-- start Records provided --

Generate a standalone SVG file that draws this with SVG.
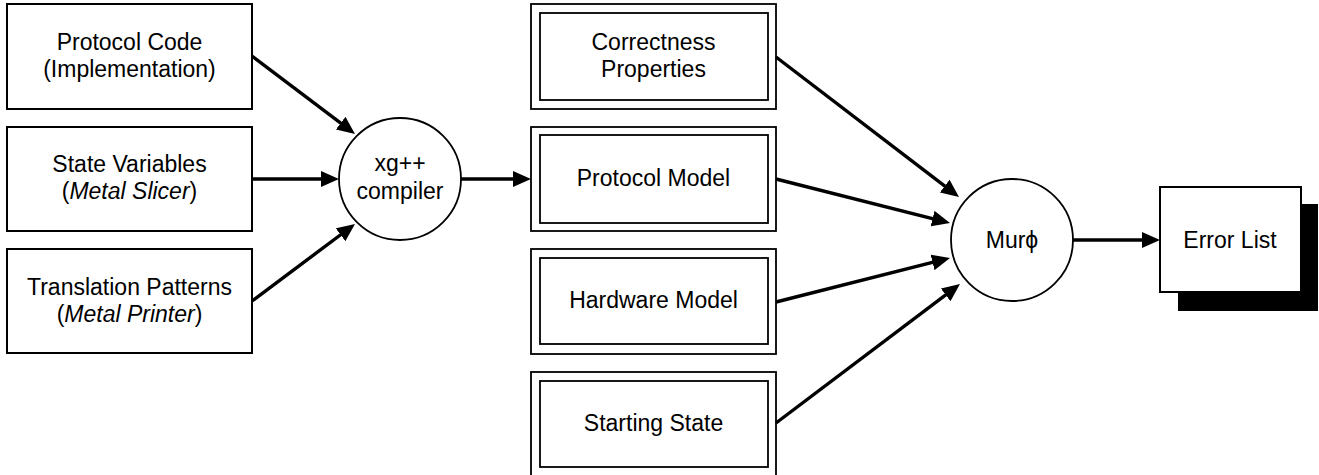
<svg xmlns="http://www.w3.org/2000/svg" width="1319" height="475" viewBox="0 0 1319 475">
<style>
text{font-family:"Liberation Sans",Arial,sans-serif;font-size:23px;fill:#000;text-anchor:middle}
.box{fill:#fff;stroke:#000;stroke-width:2}
.dbl{fill:#fff;stroke:#000;stroke-width:1.8}
.circ{fill:#fff;stroke:#000;stroke-width:1.8}
.conn{stroke:#000;stroke-width:3.4;fill:none;marker-end:url(#ah)}
.it{font-style:italic}
</style>
<defs>
<marker id="ah" markerUnits="userSpaceOnUse" markerWidth="18" markerHeight="17" refX="8" refY="8.5" orient="auto">
<path d="M0,0.5 L18,8.5 L0,16.5 z" fill="#000"/>
</marker>
</defs>
<rect width="1319" height="475" fill="#fff"/>
<g id="protocol-code">
<rect class="box" x="7" y="4" width="245" height="105"/>
<text x="129.5" y="50">Protocol Code</text>
<text x="129.5" y="77">(Implementation)</text>
</g>
<g id="state-variables">
<rect class="box" x="7" y="127" width="245" height="104"/>
<text x="129.5" y="172">State Variables</text>
<text x="129.5" y="199">(<tspan class="it">Metal Slicer</tspan>)</text>
</g>
<g id="translation-patterns">
<rect class="box" x="7" y="249" width="245" height="104"/>
<text x="129.5" y="295">Translation Patterns</text>
<text x="129.5" y="322">(<tspan class="it">Metal Printer</tspan>)</text>
</g>
<g id="xg-compiler">
<circle class="circ" cx="400" cy="179" r="61"/>
<text x="400" y="171">xg++</text>
<text x="400" y="199">compiler</text>
</g>
<g id="correctness-properties">
<rect class="dbl" x="531" y="4" width="245" height="105"/>
<rect class="dbl" x="540" y="13" width="228" height="87"/>
<text x="653.5" y="50">Correctness</text>
<text x="653.5" y="77">Properties</text>
</g>
<g id="protocol-model">
<rect class="dbl" x="531" y="127" width="245" height="104"/>
<rect class="dbl" x="540" y="135" width="228" height="88"/>
<text x="653.5" y="186">Protocol Model</text>
</g>
<g id="hardware-model">
<rect class="dbl" x="531" y="249" width="245" height="105"/>
<rect class="dbl" x="540" y="258" width="228" height="86"/>
<text x="653.5" y="308">Hardware Model</text>
</g>
<g id="starting-state">
<rect class="dbl" x="531" y="372" width="245" height="106"/>
<rect class="dbl" x="540" y="381" width="228" height="86"/>
<text x="653.5" y="431">Starting State</text>
</g>
<g id="murphi">
<circle class="circ" cx="1012" cy="240" r="61"/>
<text x="1012" y="248">Murϕ</text>
</g>
<g id="error-list">
<rect x="1178" y="204" width="140" height="107" fill="#000"/>
<rect class="box" x="1160" y="187" width="141" height="105"/>
<text x="1230" y="248">Error List</text>
</g>
<g id="connectors">
<line class="conn" x1="252" y1="56" x2="347.03" y2="127.96"/>
<line class="conn" x1="252" y1="179" x2="329" y2="179"/>
<line class="conn" x1="252" y1="301" x2="347" y2="230"/>
<line class="conn" x1="461" y1="179" x2="521" y2="179"/>
<line class="conn" x1="776" y1="57" x2="951.06" y2="190.92"/>
<line class="conn" x1="776" y1="179" x2="940.31" y2="220.55"/>
<line class="conn" x1="776" y1="302" x2="940.31" y2="260.45"/>
<line class="conn" x1="776" y1="423" x2="952.02" y2="290.03"/>
<line class="conn" x1="1073" y1="240" x2="1150" y2="240"/>
</g>
</svg>
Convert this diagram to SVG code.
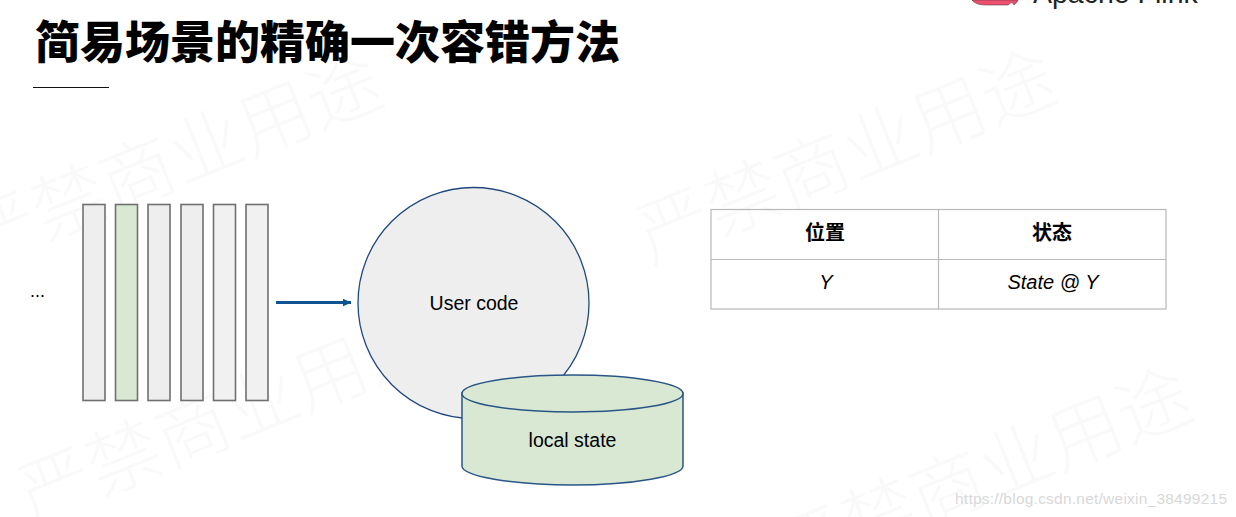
<svg xmlns="http://www.w3.org/2000/svg" width="1236" height="517" viewBox="0 0 1236 517">
<style>
.wm{font-family:"Noto Sans CJK SC",sans-serif;font-size:74px;font-weight:300;fill:#000;fill-opacity:.022}
.t{font-family:"Liberation Sans","Noto Sans CJK SC",sans-serif;fill:#000}
.bar{fill:#eeeeee;stroke:#707070;stroke-width:1.6}
.tb{stroke:#b8b8b8;stroke-width:1.2;fill:none}
</style>
<defs><marker id="ah" markerWidth="9" markerHeight="9" refX="8.500" refY="4.500" orient="auto" markerUnits="userSpaceOnUse"><path d="M0 0.500L9 4.500L0 8.500Z" fill="#0f5391"/></marker></defs>
<rect width="1236" height="517" fill="#fff"/>
<g id="watermarks">
<text class="wm" transform="translate(-24 268) rotate(-22)">严禁商业用途</text>
<text class="wm" transform="translate(650 264) rotate(-22)">严禁商业用途</text>
<text class="wm" transform="translate(31 524) rotate(-22)">严禁商业用途</text>
<text class="wm" transform="translate(786 582) rotate(-22)">严禁商业用途</text>
</g>
<g id="logo">
<path d="M972 0C975 4 980 5 987 5L1008 5L1012 2L1014 5L1017 2L1018 0Z" fill="#ef4f6f" stroke="#5a3a40" stroke-width=".6"/>
<text class="t" x="1033" y="3" font-size="28.500" style="fill:#222">Apache Flink</text>
</g>
<g id="title">
<text x="35" y="59" font-family="'Noto Sans CJK SC',sans-serif" font-size="45" font-weight="900" textLength="585" fill="#000">简易场景的精确一次容错方法</text>
<line x1="33" y1="87.500" x2="109" y2="87.500" stroke="#111" stroke-width="1"/>
</g>
<g id="dots"><text class="t" x="30" y="297" font-size="18">...</text></g>
<g id="bars">
<rect id="bar1" class="bar" x="83" y="204.500" width="22" height="196"/>
<rect id="bar2" class="bar" x="115.500" y="204.500" width="22" height="196" style="fill:#d9e8d3"/>
<rect id="bar3" class="bar" x="148" y="204.500" width="22" height="196"/>
<rect id="bar4" class="bar" x="181" y="204.500" width="22" height="196"/>
<rect id="bar5" class="bar" x="213.500" y="204.500" width="22" height="196" style="fill:#f1f1f1"/>
<rect id="bar6" class="bar" x="246" y="204.500" width="22" height="196" style="fill:#f1f1f1"/>
</g>
<g id="connectors"><line x1="276" y1="302.500" x2="351" y2="302.500" stroke="#0f5391" stroke-width="2.800" marker-end="url(#ah)"/></g>
<g id="user-code">
<circle cx="473.500" cy="303" r="115.500" fill="#eeeeee" stroke="#1f497d" stroke-width="1.300"/>
<text class="t" x="474" y="309.500" font-size="19.500" text-anchor="middle">User code</text>
</g>
<g id="local-state">
<path d="M462 393V466C462 476 511 485 572.500 485S683 476 683 466V393Z" fill="#d9e8d3" stroke="#2a5686" stroke-width="1.500"/>
<ellipse cx="572.500" cy="393.500" rx="110.500" ry="18.500" fill="#d9e8d3" stroke="#2a5686" stroke-width="1.500"/>
<text class="t" x="572.500" y="446.500" font-size="19.500" text-anchor="middle">local state</text>
</g>
<g id="table">
<rect class="tb" x="711" y="209.500" width="455" height="99.500"/>
<line class="tb" x1="711" y1="259.500" x2="1166" y2="259.500"/>
<line class="tb" x1="938.500" y1="209.500" x2="938.500" y2="309"/>
<text class="t" x="825" y="240" font-size="20" font-weight="700" text-anchor="middle">位置</text>
<text class="t" x="1052" y="240" font-size="20" font-weight="700" text-anchor="middle">状态</text>
<text class="t" x="826" y="289" font-size="20" font-style="italic" text-anchor="middle">Y</text>
<text class="t" x="1053" y="289" font-size="20" font-style="italic" text-anchor="middle">State @ Y</text>
</g>
<g id="credit"><text class="t" x="955" y="504" font-size="15.500" style="fill:#d8d8d8" textLength="272">https://blog.csdn.net/weixin_38499215</text></g>
</svg>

-- end Records provided --

### Written request:
Copy every record above exactly, leaving out any pictures.

### Result of the exercise:
Generate a standalone SVG file that draws this with SVG.
<svg xmlns="http://www.w3.org/2000/svg" width="1319" height="475" viewBox="0 0 1319 475">
<style>
text{font-family:"Liberation Sans",Arial,sans-serif;font-size:23px;fill:#000;text-anchor:middle}
.box{fill:#fff;stroke:#000;stroke-width:2}
.dbl{fill:#fff;stroke:#000;stroke-width:1.8}
.circ{fill:#fff;stroke:#000;stroke-width:1.8}
.conn{stroke:#000;stroke-width:3.4;fill:none;marker-end:url(#ah)}
.it{font-style:italic}
</style>
<defs>
<marker id="ah" markerUnits="userSpaceOnUse" markerWidth="18" markerHeight="17" refX="8" refY="8.5" orient="auto">
<path d="M0,0.5 L18,8.5 L0,16.5 z" fill="#000"/>
</marker>
</defs>
<rect width="1319" height="475" fill="#fff"/>
<g id="protocol-code">
<rect class="box" x="7" y="4" width="245" height="105"/>
<text x="129.5" y="50">Protocol Code</text>
<text x="129.5" y="77">(Implementation)</text>
</g>
<g id="state-variables">
<rect class="box" x="7" y="127" width="245" height="104"/>
<text x="129.5" y="172">State Variables</text>
<text x="129.5" y="199">(<tspan class="it">Metal Slicer</tspan>)</text>
</g>
<g id="translation-patterns">
<rect class="box" x="7" y="249" width="245" height="104"/>
<text x="129.5" y="295">Translation Patterns</text>
<text x="129.5" y="322">(<tspan class="it">Metal Printer</tspan>)</text>
</g>
<g id="xg-compiler">
<circle class="circ" cx="400" cy="179" r="61"/>
<text x="400" y="171">xg++</text>
<text x="400" y="199">compiler</text>
</g>
<g id="correctness-properties">
<rect class="dbl" x="531" y="4" width="245" height="105"/>
<rect class="dbl" x="540" y="13" width="228" height="87"/>
<text x="653.5" y="50">Correctness</text>
<text x="653.5" y="77">Properties</text>
</g>
<g id="protocol-model">
<rect class="dbl" x="531" y="127" width="245" height="104"/>
<rect class="dbl" x="540" y="135" width="228" height="88"/>
<text x="653.5" y="186">Protocol Model</text>
</g>
<g id="hardware-model">
<rect class="dbl" x="531" y="249" width="245" height="105"/>
<rect class="dbl" x="540" y="258" width="228" height="86"/>
<text x="653.5" y="308">Hardware Model</text>
</g>
<g id="starting-state">
<rect class="dbl" x="531" y="372" width="245" height="106"/>
<rect class="dbl" x="540" y="381" width="228" height="86"/>
<text x="653.5" y="431">Starting State</text>
</g>
<g id="murphi">
<circle class="circ" cx="1012" cy="240" r="61"/>
<text x="1012" y="248">Murϕ</text>
</g>
<g id="error-list">
<rect x="1178" y="204" width="140" height="107" fill="#000"/>
<rect class="box" x="1160" y="187" width="141" height="105"/>
<text x="1230" y="248">Error List</text>
</g>
<g id="connectors">
<line class="conn" x1="252" y1="56" x2="347.03" y2="127.96"/>
<line class="conn" x1="252" y1="179" x2="329" y2="179"/>
<line class="conn" x1="252" y1="301" x2="347" y2="230"/>
<line class="conn" x1="461" y1="179" x2="521" y2="179"/>
<line class="conn" x1="776" y1="57" x2="951.06" y2="190.92"/>
<line class="conn" x1="776" y1="179" x2="940.31" y2="220.55"/>
<line class="conn" x1="776" y1="302" x2="940.31" y2="260.45"/>
<line class="conn" x1="776" y1="423" x2="952.02" y2="290.03"/>
<line class="conn" x1="1073" y1="240" x2="1150" y2="240"/>
</g>
</svg>
Convert this diagram to SVG code.
<svg xmlns="http://www.w3.org/2000/svg" width="1236" height="517" viewBox="0 0 1236 517">
<style>
.wm{font-family:"Noto Sans CJK SC",sans-serif;font-size:74px;font-weight:300;fill:#000;fill-opacity:.022}
.t{font-family:"Liberation Sans","Noto Sans CJK SC",sans-serif;fill:#000}
.bar{fill:#eeeeee;stroke:#707070;stroke-width:1.6}
.tb{stroke:#b8b8b8;stroke-width:1.2;fill:none}
</style>
<defs><marker id="ah" markerWidth="9" markerHeight="9" refX="8.500" refY="4.500" orient="auto" markerUnits="userSpaceOnUse"><path d="M0 0.500L9 4.500L0 8.500Z" fill="#0f5391"/></marker></defs>
<rect width="1236" height="517" fill="#fff"/>
<g id="watermarks">
<text class="wm" transform="translate(-24 268) rotate(-22)">严禁商业用途</text>
<text class="wm" transform="translate(650 264) rotate(-22)">严禁商业用途</text>
<text class="wm" transform="translate(31 524) rotate(-22)">严禁商业用途</text>
<text class="wm" transform="translate(786 582) rotate(-22)">严禁商业用途</text>
</g>
<g id="logo">
<path d="M972 0C975 4 980 5 987 5L1008 5L1012 2L1014 5L1017 2L1018 0Z" fill="#ef4f6f" stroke="#5a3a40" stroke-width=".6"/>
<text class="t" x="1033" y="3" font-size="28.500" style="fill:#222">Apache Flink</text>
</g>
<g id="title">
<text x="35" y="59" font-family="'Noto Sans CJK SC',sans-serif" font-size="45" font-weight="900" textLength="585" fill="#000">简易场景的精确一次容错方法</text>
<line x1="33" y1="87.500" x2="109" y2="87.500" stroke="#111" stroke-width="1"/>
</g>
<g id="dots"><text class="t" x="30" y="297" font-size="18">...</text></g>
<g id="bars">
<rect id="bar1" class="bar" x="83" y="204.500" width="22" height="196"/>
<rect id="bar2" class="bar" x="115.500" y="204.500" width="22" height="196" style="fill:#d9e8d3"/>
<rect id="bar3" class="bar" x="148" y="204.500" width="22" height="196"/>
<rect id="bar4" class="bar" x="181" y="204.500" width="22" height="196"/>
<rect id="bar5" class="bar" x="213.500" y="204.500" width="22" height="196" style="fill:#f1f1f1"/>
<rect id="bar6" class="bar" x="246" y="204.500" width="22" height="196" style="fill:#f1f1f1"/>
</g>
<g id="connectors"><line x1="276" y1="302.500" x2="351" y2="302.500" stroke="#0f5391" stroke-width="2.800" marker-end="url(#ah)"/></g>
<g id="user-code">
<circle cx="473.500" cy="303" r="115.500" fill="#eeeeee" stroke="#1f497d" stroke-width="1.300"/>
<text class="t" x="474" y="309.500" font-size="19.500" text-anchor="middle">User code</text>
</g>
<g id="local-state">
<path d="M462 393V466C462 476 511 485 572.500 485S683 476 683 466V393Z" fill="#d9e8d3" stroke="#2a5686" stroke-width="1.500"/>
<ellipse cx="572.500" cy="393.500" rx="110.500" ry="18.500" fill="#d9e8d3" stroke="#2a5686" stroke-width="1.500"/>
<text class="t" x="572.500" y="446.500" font-size="19.500" text-anchor="middle">local state</text>
</g>
<g id="table">
<rect class="tb" x="711" y="209.500" width="455" height="99.500"/>
<line class="tb" x1="711" y1="259.500" x2="1166" y2="259.500"/>
<line class="tb" x1="938.500" y1="209.500" x2="938.500" y2="309"/>
<text class="t" x="825" y="240" font-size="20" font-weight="700" text-anchor="middle">位置</text>
<text class="t" x="1052" y="240" font-size="20" font-weight="700" text-anchor="middle">状态</text>
<text class="t" x="826" y="289" font-size="20" font-style="italic" text-anchor="middle">Y</text>
<text class="t" x="1053" y="289" font-size="20" font-style="italic" text-anchor="middle">State @ Y</text>
</g>
<g id="credit"><text class="t" x="955" y="504" font-size="15.500" style="fill:#d8d8d8" textLength="272">https://blog.csdn.net/weixin_38499215</text></g>
</svg>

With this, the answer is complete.